Monday, December 16, 2013
Its a Memorial Science and History Museum of The Galileo, Father of Modern Science.
Founded in 1927, the Museum is heir to a five century-long tradition of scientific collecting, which has its origins in the central importance assigned to scientists and scientific instruments by the Medici and Lorraine families. The Institute has been continuously involved in research into topics connected with the history of science and technology as well as the history of scientific instruments, collections and museums. In the last twenty years it has also published a biannual journal on the History of Science, Nuncius. Annali di Storia della Scienza.
Rev: "It is an incredible "history" of science. The maps are extremely alluring. There is one map in particular that will surely stun you. It is the map of the known world, back when it was flat and considered to be one piece of earth (not the continents as we now know). Interactivity and kid friendly (with video demonstrations along the way). I really enjoyed the astrolab collections."
Rev: "Took the train down from Venice, and this museum was the highlight. Small museum, compared with the Uffuzi next door. One can only take looking at paintings for so long, even my wife enjoyed this museum. A collection of antique bicycles in the lower level to Galileo's telescopes (and fingers) in the upper levels, brings one to understand the brilliant minds or the Renaissance. Unbelievably complex devices that one would have a hard time making, even today. The are some hands on devices to demonstrate various physics principles. We loved it."
Rev: "As a lover of all things pertaining to navigation, maps, globes and inventions, this museum was GREAT! It was a pleasant departure from the art museums (great as they are), focusing on Galileo's and Florence's prominence as the center for invention and exploration during and after Galileo's time and adeptly covering the history of science, in general. Don't miss it!"
Rev: "A great collection of original scientific instruments, covering a wide range of interests but particularly for those interested in physics, astronomy and navigation. A lot to see but made more accessible through some very good video displays that explain how specific exhibits were used. A small hands-on section at the end gives kids the chance to try out some of concepts. Much better value-for-money than the Leonardo Da Vinci museum which is very hands-on but small. I would recommend the Museo Galileo for older students and for those interested in the history of physics, and the LDV for younger children."

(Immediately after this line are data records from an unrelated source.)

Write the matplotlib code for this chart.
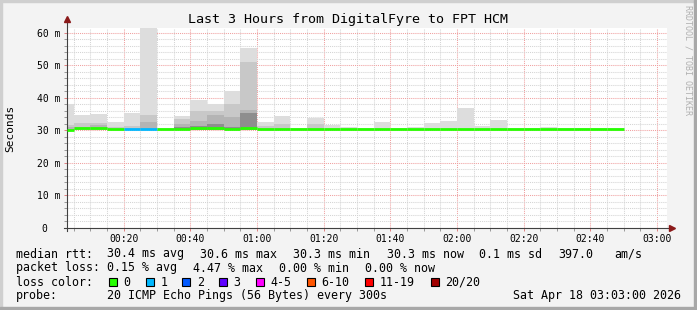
import numpy as np
import matplotlib
matplotlib.use("Agg")
import matplotlib.pyplot as plt
from matplotlib.patches import Rectangle

# time in minutes after 00:00, one step = 5 min (first step is cut by the window start)
step_start = [3] + list(range(5, 170, 5))
step_end = list(range(5, 171, 5))

# median rtt in ms per step
median = [30.2, 30.8, 30.8, 30.3, 30.3, 30.3, 30.3, 30.3, 30.7, 30.6, 30.3, 30.7,
          30.3, 30.3, 30.3, 30.3, 30.3, 30.3, 30.3, 30.3, 30.3, 30.3, 30.3, 30.3,
          30.3, 30.3, 30.3, 30.3, 30.3, 30.3, 30.3, 30.3, 30.3, 30.3]
# lost pings per step (out of 20)
loss = [0, 0, 0, 0, 1, 1, 0, 0, 0, 0, 0, 0,
        0, 0, 0, 0, 0, 0, 0, 0, 0, 0, 0, 0,
        0, 0, 0, 0, 0, 0, 0, 0, 0, 0]

# smoke: upper edge of each band (ms), nan = no band
nan = np.nan
smoke_max = [38.1, 34.8, 35.1, 32.6, 35.5, 62.0, 30.9, 34.3, 39.4, 38.2, 42.2, 55.4,
             32.6, 34.3, 30.7, 33.9, 31.8, 31.1, 30.8, 32.6, 30.6, 31.1, 32.4, 32.9,
             37.0, 31.5, 33.2, 30.6, 30.6, 31.2, 30.6, 30.6, 30.6, 30.6]
smoke_hi = [31.6, 32.2, 32.2, 31.0, 31.4, 34.8, nan, 33.4, 36.0, 36.0, 38.2, 51.1,
            31.4, 32.0, nan, 32.0, nan, nan, nan, nan, nan, nan, nan, nan,
            nan, nan, nan, nan, nan, nan, nan, nan, nan, nan]
smoke_mid = [31.0, 31.0, 31.6, nan, nan, 32.5, nan, 32.0, 32.9, 34.8, 34.0, 36.3,
             nan, nan, nan, nan, nan, nan, nan, nan, nan, nan, nan, nan,
             nan, nan, nan, nan, nan, nan, nan, nan, nan, nan]
smoke_dark = [nan, nan, nan, nan, nan, nan, nan, 31.0, 31.5, 32.0, 31.2, 35.3,
              nan, nan, nan, nan, nan, nan, nan, nan, nan, nan, nan, nan,
              nan, nan, nan, nan, nan, nan, nan, nan, nan, nan]

loss_colors = {0: '#26ff00', 1: '#00b8ff', 2: '#0059ff', 3: '#5e00ff',
               4: '#ff00ff', 6: '#ff5500', 11: '#ff0000', 20: '#a10000'}
loss_labels = ['0', '1', '2', '3', '4-5', '6-10', '11-19', '20/20']

xtick_min = [20, 40, 60, 80, 100, 120, 140, 160, 180]
xtick_lab = ['00:20', '00:40', '01:00', '01:20', '01:40', '02:00', '02:20', '02:40', '03:00']
ytick_val = [0, 10, 20, 30, 40, 50, 60]
ytick_lab = ['0  ', '10 m', '20 m', '30 m', '40 m', '50 m', '60 m']

W, H = 697, 310
plt.rcParams['font.family'] = ['DejaVu Sans Mono']
fig = plt.figure(figsize=(W / 100, H / 100), dpi=100)
fig.patch.set_facecolor('#f3f3f3')


def fx(x):
    return x / W


def fy(y):
    return 1 - y / H


# frame shading
fig.patches.append(Rectangle((0, fy(2)), 1, 2 / H, transform=fig.transFigure, color='#cfcfcf', zorder=0))
fig.patches.append(Rectangle((0, 0), 2 / W, 1, transform=fig.transFigure, color='#cfcfcf', zorder=0))
fig.patches.append(Rectangle((0, 0), 1, 3 / H, transform=fig.transFigure, color='#a8a8a8', zorder=0))
fig.patches.append(Rectangle((fx(W - 3), 0), 3 / W, 1, transform=fig.transFigure, color='#a8a8a8', zorder=0))

ax = fig.add_axes([fx(67), fy(228), 600 / W, 200 / H])
ax.set_facecolor('white')
ax.set_xlim(3, 183)
ax.set_ylim(0, 61.5)

left = np.array(step_start)
width = np.array(step_end) - left
base = 30.0
for vals, col in [(smoke_max, '#dddddd'), (smoke_hi, '#c8c8c8'),
                  (smoke_mid, '#b4b4b4'), (smoke_dark, '#8e8e8e')]:
    v = np.array(vals)
    ok = ~np.isnan(v)
    ax.bar(left[ok], v[ok] - base, width[ok], bottom=base, align='edge',
           color=col, linewidth=0, zorder=2)


def loss_color(n):
    key = max(k for k in loss_colors if k <= n)
    return loss_colors[key]


ax.hlines(median, left, left + width, colors=[loss_color(n) for n in loss],
          linewidth=2.0, zorder=4)

# grid
ax.set_xticks(xtick_min)
ax.set_xticklabels(xtick_lab)
ax.set_xticks(np.arange(5, 181, 5), minor=True)
ax.set_yticks(ytick_val)
ax.set_yticklabels(ytick_lab)
ax.set_yticks(np.arange(0, 61, 2), minor=True)
ax.grid(which='minor', color='#d4d4d4', linestyle=(0, (1, 1)), linewidth=0.75, zorder=1)
ax.grid(which='major', color='#f0a0a0', linestyle=(0, (1, 1)), linewidth=0.75, zorder=1)
ax.set_axisbelow(True)
ax.tick_params(which='both', direction='out', labelsize=7, length=2, width=0.7,
               colors='#999999', labelcolor='black')
ax.tick_params(which='major', colors='#e08080', labelcolor='black')
ax.tick_params(axis='x', pad=2.5)
ax.tick_params(axis='y', pad=3)

for s in ['top', 'right']:
    ax.spines[s].set_visible(False)
for s in ['left', 'bottom']:
    ax.spines[s].set_linewidth(0.8)
    ax.spines[s].set_color('#404040')
ax.spines['left'].set_bounds(-1, 63.5)
ax.spines['bottom'].set_bounds(2, 184.5)
ax.plot([3], [64.3], marker='^', color='#8b1a1a', markersize=4, clip_on=False, zorder=6)
ax.plot([184.5], [0], marker='>', color='#8b1a1a', markersize=4, clip_on=False, zorder=6)

# texts
fig.text(fx(348), fy(19), 'Last 3 Hours from DigitalFyre to FPT HCM', fontsize=9.6,
         ha='center', va='center')
fig.text(fx(10), fy(128), 'Seconds', fontsize=8, rotation=90, ha='center', va='center')
fig.text(fx(688), fy(60), 'RRDTOOL / TOBI OETIKER', fontsize=6, rotation=-90,
         ha='center', va='center', color='#b0b0b0')

fs = 8.4
rows = [
    (254, [(16, 'median rtt:'), (107.3, '30.4 ms avg'), (200.3, '30.6 ms max'),
           (293.3, '30.3 ms min'), (386.7, '30.3 ms now'), (479.3, '0.1 ms sd'),
           (558.3, '397.0'), (614, 'am/s')]),
    (268, [(16, 'packet loss:'), (107.3, '0.15 % avg'), (193.3, '4.47 % max'),
           (279.3, '0.00 % min'), (365.3, '0.00 % now')]),
    (282, [(16, 'loss color:')]),
    (296, [(16, 'probe:'), (107.3, '20 ICMP Echo Pings (56 Bytes) every 300s'),
           (513.3, 'Sat Apr 18 03:03:00 2026')]),
]
for y, items in rows:
    for x, t in items:
        fig.text(fx(x), fy(y), t, fontsize=fs, ha='left', va='center')

box_x = [108.7, 145.7, 182.3, 219, 256, 307, 365.3, 430.7]
for bx, lab, key in zip(box_x, loss_labels, loss_colors):
    fig.patches.append(Rectangle((fx(bx), fy(286)), 8 / W, 8 / H, transform=fig.transFigure,
                                 facecolor=loss_colors[key], edgecolor='black', linewidth=0.8))
    fig.text(fx(bx + 14.7), fy(282), lab, fontsize=fs, ha='left', va='center')

fig.savefig('out.png', dpi=100, facecolor=fig.get_facecolor())
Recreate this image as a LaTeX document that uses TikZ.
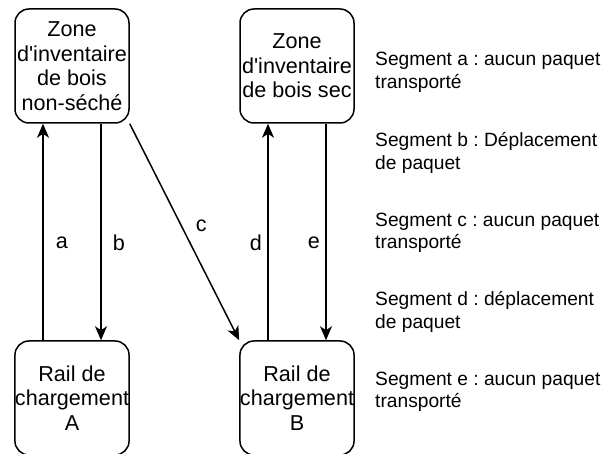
\documentclass[tikz,border=0pt]{standalone}
\usepackage{fontspec}
\setmainfont{Liberation Sans}
\usetikzlibrary{shapes,arrows.meta}
\frenchspacing

\begin{document}
\begin{tikzpicture}[x=1pt,y=-1pt]
\tikzstyle{zone} = [draw,line width=1.5pt,rounded corners=14pt,minimum width=114pt,minimum height=114pt,inner sep=0pt,align=center,font=\fontsize{21.6}{24.5}\selectfont]
\tikzstyle{seg} = [line width=1.5pt,-{Stealth[length=14pt,width=12pt,inset=4pt]}]
\tikzstyle{lbl} = [inner sep=0pt,font=\fontsize{21.6}{24.5}\selectfont]
\tikzstyle{legend} = [anchor=west,inner sep=0pt,align=left,font=\fontsize{19.2}{22.5}\selectfont]
\def\off{29}
\def\q{\textquotesingle}
\useasboundingbox (0,0) rectangle (611,454);
\node[zone] (nonseche) at (72,66)  {Zone\\d\q inventaire\\de bois\\non-séché};
\node[zone] (sec)      at (297,66) {Zone\\d\q inventaire\\de bois sec};
\node[zone] (railA)    at (72,398) {Rail de\\chargement\\A};
\node[zone] (railB)    at (297,398) {Rail de\\chargement\\B};
% segments
\draw[seg] ([xshift=-\off pt]railA.north) -- ([xshift=-\off pt]nonseche.south)
   node[lbl,pos=0.45,xshift=19pt] {a};
\draw[seg] ([xshift=\off pt]nonseche.south) -- ([xshift=\off pt]railA.north)
   node[lbl,pos=0.55,xshift=18pt] {b};
\draw[seg] (nonseche.south east) -- (railB.north west)
   node[lbl,pos=0.47,xshift=20pt] {c};
\draw[seg] ([xshift=-\off pt]railB.north) -- ([xshift=-\off pt]sec.south)
   node[lbl,pos=0.45,xshift=-12pt] {d};
\draw[seg] ([xshift=\off pt]sec.south) -- ([xshift=\off pt]railB.north)
   node[lbl,pos=0.55,xshift=-12pt] {e};
% legend
\node[legend] (sega) at (375,72.5) {Segment a : aucun paquet\\transporté};
\node[legend] (segb) at (375,153)  {Segment b : Déplacement\\de paquet};
\node[legend] (segc) at (375,233)  {Segment c : aucun paquet\\transporté};
\node[legend] (segd) at (375,312)  {Segment d : déplacement\\de paquet};
\node[legend] (sege) at (375,392)  {Segment e : aucun paquet\\transporté};
\end{tikzpicture}
\end{document}
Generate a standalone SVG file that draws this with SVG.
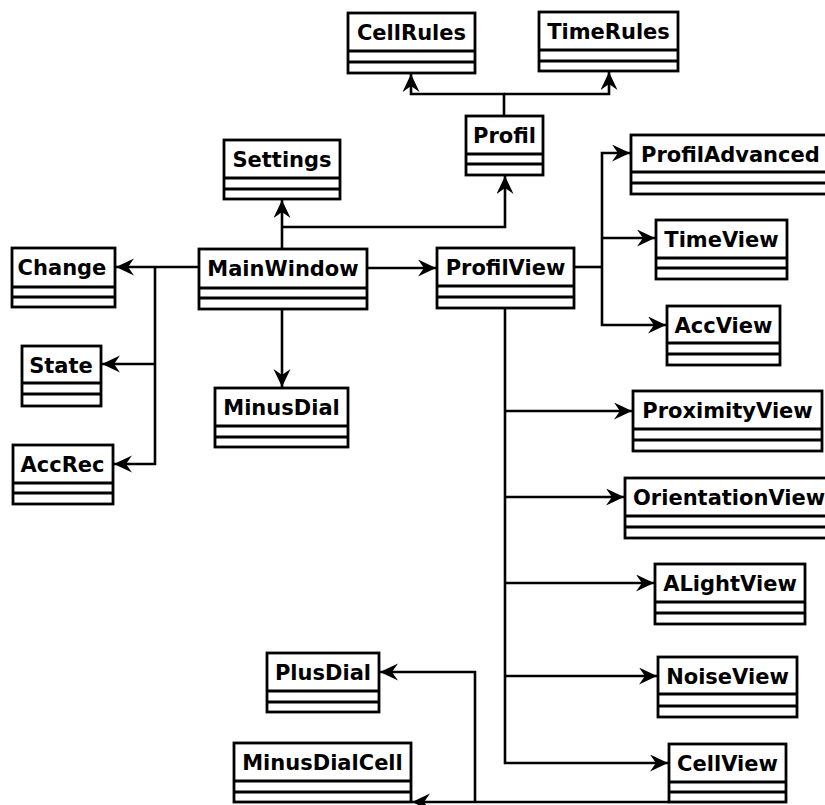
<svg xmlns="http://www.w3.org/2000/svg" width="825" height="805" viewBox="0 0 825 805">
<style>
.box{fill:#fff;stroke:#000;stroke-width:2.8}
.div{stroke:#000;stroke-width:2.8}
.lbl{font-family:"DejaVu Sans",sans-serif;font-weight:bold;font-size:21px;fill:#000;text-anchor:middle}
.lbs{font-family:"DejaVu Sans",sans-serif;font-weight:bold;font-size:21px;fill:#000;text-anchor:start}
.c{fill:none;stroke:#000;stroke-width:2.6}
.a{marker-end:url(#arr)}
</style>
<defs>
<marker id="arr" markerUnits="userSpaceOnUse" markerWidth="20" markerHeight="18" refX="18" refY="8.5" orient="auto">
<path d="M0,0 L18,8.5 L0,17 L6,8.5 z" fill="#000"/>
</marker>
</defs>
<rect width="825" height="805" fill="#fff"/>
<g id="connectors">
<path class="c a" d="M504,116 V94 H411 V74"/>
<path class="c a" d="M504,94 H609 V72"/>
<path class="c a" d="M282,249 V200"/>
<path class="c a" d="M282,227 H505 V176"/>
<path class="c a" d="M199,267 H116"/>
<path class="c a" d="M155,267 V464 H114"/>
<path class="c a" d="M155,364 H102"/>
<path class="c a" d="M282,309 V387"/>
<path class="c a" d="M367,268 H436"/>
<path class="c" d="M574,267 H602"/>
<path class="c a" d="M602,238 V153 H630"/>
<path class="c a" d="M602,238 H655"/>
<path class="c a" d="M602,238 V325 H666"/>
<path class="c a" d="M505,308 V763 H668"/>
<path class="c a" d="M505,411 H632"/>
<path class="c a" d="M505,497 H624"/>
<path class="c a" d="M505,583 H654"/>
<path class="c a" d="M505,676 H657"/>
<path class="c a" d="M669,802 H412"/>
<path class="c a" d="M475,802 V672 H380"/>
</g>
<g id="CellRules"><rect class="box" x="348" y="13" width="127" height="60"/><line class="div" x1="348" y1="51" x2="475" y2="51"/><line class="div" x1="348" y1="62" x2="475" y2="62"/><text class="lbl" x="411.5" y="39.5">CellRules</text></g>
<g id="TimeRules"><rect class="box" x="539" y="12" width="139" height="59"/><line class="div" x1="539" y1="50" x2="678" y2="50"/><line class="div" x1="539" y1="61" x2="678" y2="61"/><text class="lbl" x="608.5" y="38.5">TimeRules</text></g>
<g id="Profil"><rect class="box" x="466" y="116" width="77" height="59"/><line class="div" x1="466" y1="154" x2="543" y2="154"/><line class="div" x1="466" y1="164" x2="543" y2="164"/><text class="lbl" x="504.5" y="142.5">Profil</text></g>
<g id="Settings"><rect class="box" x="224" y="140" width="116" height="59"/><line class="div" x1="224" y1="178" x2="340" y2="178"/><line class="div" x1="224" y1="189" x2="340" y2="189"/><text class="lbl" x="282" y="166.5">Settings</text></g>
<g id="Change"><rect class="box" x="12" y="248" width="103" height="59"/><line class="div" x1="12" y1="287" x2="115" y2="287"/><line class="div" x1="12" y1="297" x2="115" y2="297"/><text class="lbl" x="62" y="274.5">Change</text></g>
<g id="MainWindow"><rect class="box" x="199" y="249" width="168" height="60"/><line class="div" x1="199" y1="288" x2="367" y2="288"/><line class="div" x1="199" y1="298" x2="367" y2="298"/><text class="lbl" x="283" y="275.5">MainWindow</text></g>
<g id="ProfilView"><rect class="box" x="437" y="248" width="137" height="60"/><line class="div" x1="437" y1="286" x2="574" y2="286"/><line class="div" x1="437" y1="297" x2="574" y2="297"/><text class="lbl" x="505.5" y="274.5">ProfilView</text></g>
<g id="ProfilAdvanced"><rect class="box" x="631" y="135" width="200" height="59"/><line class="div" x1="631" y1="172" x2="831" y2="172"/><line class="div" x1="631" y1="183" x2="831" y2="183"/><text class="lbs" x="641" y="161.5">ProfilAdvanced</text></g>
<g id="TimeView"><rect class="box" x="656" y="220" width="131" height="59"/><line class="div" x1="656" y1="258" x2="787" y2="258"/><line class="div" x1="656" y1="268" x2="787" y2="268"/><text class="lbl" x="721.5" y="246.5">TimeView</text></g>
<g id="AccView"><rect class="box" x="667" y="306" width="113" height="59"/><line class="div" x1="667" y1="343" x2="780" y2="343"/><line class="div" x1="667" y1="354" x2="780" y2="354"/><text class="lbl" x="723.5" y="332.5">AccView</text></g>
<g id="State"><rect class="box" x="22" y="346" width="79" height="60"/><line class="div" x1="22" y1="383" x2="101" y2="383"/><line class="div" x1="22" y1="394" x2="101" y2="394"/><text class="lbl" x="61" y="372.5">State</text></g>
<g id="MinusDial"><rect class="box" x="215" y="388" width="133" height="59"/><line class="div" x1="215" y1="426" x2="348" y2="426"/><line class="div" x1="215" y1="437" x2="348" y2="437"/><text class="lbl" x="281.5" y="414.5">MinusDial</text></g>
<g id="AccRec"><rect class="box" x="13" y="445" width="100" height="59"/><line class="div" x1="13" y1="483" x2="113" y2="483"/><line class="div" x1="13" y1="493" x2="113" y2="493"/><text class="lbl" x="62.5" y="471.5">AccRec</text></g>
<g id="ProximityView"><rect class="box" x="633" y="391" width="189" height="60"/><line class="div" x1="633" y1="429" x2="822" y2="429"/><line class="div" x1="633" y1="440" x2="822" y2="440"/><text class="lbl" x="727.5" y="417.5">ProximityView</text></g>
<g id="OrientationView"><rect class="box" x="625" y="478" width="206" height="60"/><line class="div" x1="625" y1="516" x2="831" y2="516"/><line class="div" x1="625" y1="527" x2="831" y2="527"/><text class="lbs" x="633" y="504.5">OrientationView</text></g>
<g id="ALightView"><rect class="box" x="655" y="564" width="150" height="60"/><line class="div" x1="655" y1="602" x2="805" y2="602"/><line class="div" x1="655" y1="613" x2="805" y2="613"/><text class="lbl" x="730" y="590.5">ALightView</text></g>
<g id="PlusDial"><rect class="box" x="267" y="653" width="112" height="59"/><line class="div" x1="267" y1="691" x2="379" y2="691"/><line class="div" x1="267" y1="702" x2="379" y2="702"/><text class="lbl" x="323" y="679.5">PlusDial</text></g>
<g id="NoiseView"><rect class="box" x="658" y="657" width="139" height="60"/><line class="div" x1="658" y1="694" x2="797" y2="694"/><line class="div" x1="658" y1="706" x2="797" y2="706"/><text class="lbl" x="727.5" y="683.5">NoiseView</text></g>
<g id="MinusDialCell"><rect class="box" x="234" y="743" width="177" height="59"/><line class="div" x1="234" y1="781" x2="411" y2="781"/><line class="div" x1="234" y1="792" x2="411" y2="792"/><text class="lbl" x="322.5" y="769.5">MinusDialCell</text></g>
<g id="CellView"><rect class="box" x="669" y="744" width="117" height="58"/><line class="div" x1="669" y1="782" x2="786" y2="782"/><line class="div" x1="669" y1="792" x2="786" y2="792"/><text class="lbl" x="727.5" y="770.5">CellView</text></g>
</svg>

Rev: "This is a great museum that is fairly cheap €9 for an adult it features lots of tools and contraptions used by scientific explorers and scientists from the 15 the century on. Certainly worth checking out if you have an interest in science or science history."
Entry fee is € 8,00 for adults, € 5,00 (7-18 yrs. and >65 yrs.), € 5,00 (groups > 15 people), € 4,00 (school groups 7-15 yrs.), € 20,00 for Family ticket (2 adults, 2 children under 18 yrs.) and free (children 0-6 yrs.)
Rev: "I was fortunate to be on a private tour of the museum which allowed me to see the wonderful historic books that they have. But the museum itself is well worth a visit. It is beautifully set out with plenty of space to stand and admire the artefacts ... which themselves are works of art. It is definitely worth couple of hours to browse and it made a welcome respite from all that baroque and black and white marble. I shall return for another walk around on my next visit to Firenze."
Entry price is now 9 Euros. I could not rent the video display unit that you carry around because I did not bring a picture ID with me to leave at the desk. They would not take a credit card as collateral. However the video animations on TV screens next to several of the displays were world class. I suspect they might be available on the DVD for sale in the book shop. (Excellent selection in the bookshop by the way, including many in English). During my visit I kept saying to myself how great it would be if some of the mechanical demonstration devices could be operated for the public's benefit, like the ones showing how balls accelerate down a hill and cover twice the distance each second as in the previous second. Well to my great surprise, as you leave just before you get to the bookstore there are two rooms filled with hands-on samples of many of these contraptions that you can operate yourself. Bring your high school physics class here and they will get it instantly! (Kind of expensive trip, I know...)
I bought a bunch of Galileo coffee mugs for friends, for E10 each, at the bookshop. I drink out of mine every morning and remember this place fondly. One warning - in small print on the bottom of the packaging for the mug it says "no dishwasher". Just warn your friends. Go and enjoy this place. In fact go twice, it's worth it. Free lockers to store your bags and stuff too."